As the tape recorders spin on phone calls, the planes fly over the jungle with contraband, and violence erupts in the streets, the stories of heavy-hitting drug dealers are always riddled with excitement and tension. When handled just right by the production and casting staff, you can turn out with a real winner such as “Blow”, the 2001 hit starring Jonny Depp about the man who heavily established a cocaine market in the States during the 1970s. Last year, viewers were engrossed in this made-for-Netflix drama that has Wagner Moura depicting Pablo Escobar, the kingpin from Columbia who supplied 80% of the cocaine smuggled into the United States during his peak years. When Netflix first released “Narcos”, it was accepted well, but bore the brunt of a few noticeable flaws.


Many times when a show takes up an entire series instead of a two-hour movie, it fails in the delivery, and season one of Narcos was by no means even close to not being successful. It’s average rating on Rotten Tomatoes was around 78%, and there were not stacks of elements that were wrong with it. Having a front row-set to the story of two partners hot on the trail of a major drug importer is very involved, and a perfect scenario for those that really want to huddle up and binge-watch something. As it turned out, many viewers did not take well to the narration, and felt insulted that they were being told every little thing that happened onscreen. It is still exciting enough to watch Escobar go further and further down the road that was allowing him to profit so heavily, and the attention to detail that helped you really feel the isolation he began to experience as he plunged deeper.

During season two, it is brought to light very well some of the horrible things that the DEA agents themselves must do to solve their cases, and this was a very necessary element for them to explore. Whenever a series has to follow historic events within a timetable, some people are bound to lose interest right away. While Season One of “Narcos” is showing you just what Pablo had to do to seriously take over and build more manufacturing labs in the rain forest, it has enough of a different flavor then other drug kingpin tales to keep you occupied and waiting for the next plausible thing to happen.

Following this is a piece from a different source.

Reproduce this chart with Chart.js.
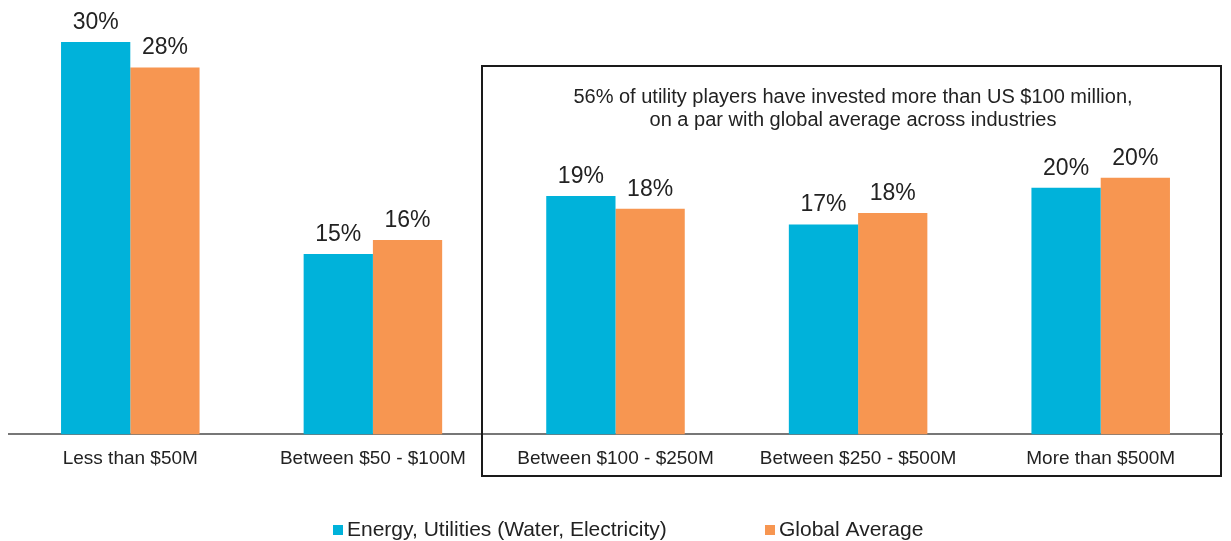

During season one we are shown the ruthlessness of a cartel that would use children to bring bombs on planes without any knowledge, and throw out empty promises as a common daily practice. We are shown in both seasons one and two that in areas of rampant poverty, people will do anything to get ahead, and I enjoyed how the vibe was a bit like the very well-spun Brazilian crime drama “City of God”. There is a shakiness to the slum scenes that resonates perfectly, and the camera alone can convey what it feels like to reside here among the turmoil and flagrant crime. The best part about “Narcos” is that we get to dwell and hover in on what it takes to run a drug empire, but in turn we get to ride along for a bit longer than in “Scarface” or Steven Soderberg’s electrifying “Traffic”. there is something very redeeming about watching the lost dig deeper into a mine of treachery and desperation: it is a long,hard look at the nihilistic and questionably demonic element that will always find its way through the cracks and run the world as well as the drug trade, even though we know how it all ends.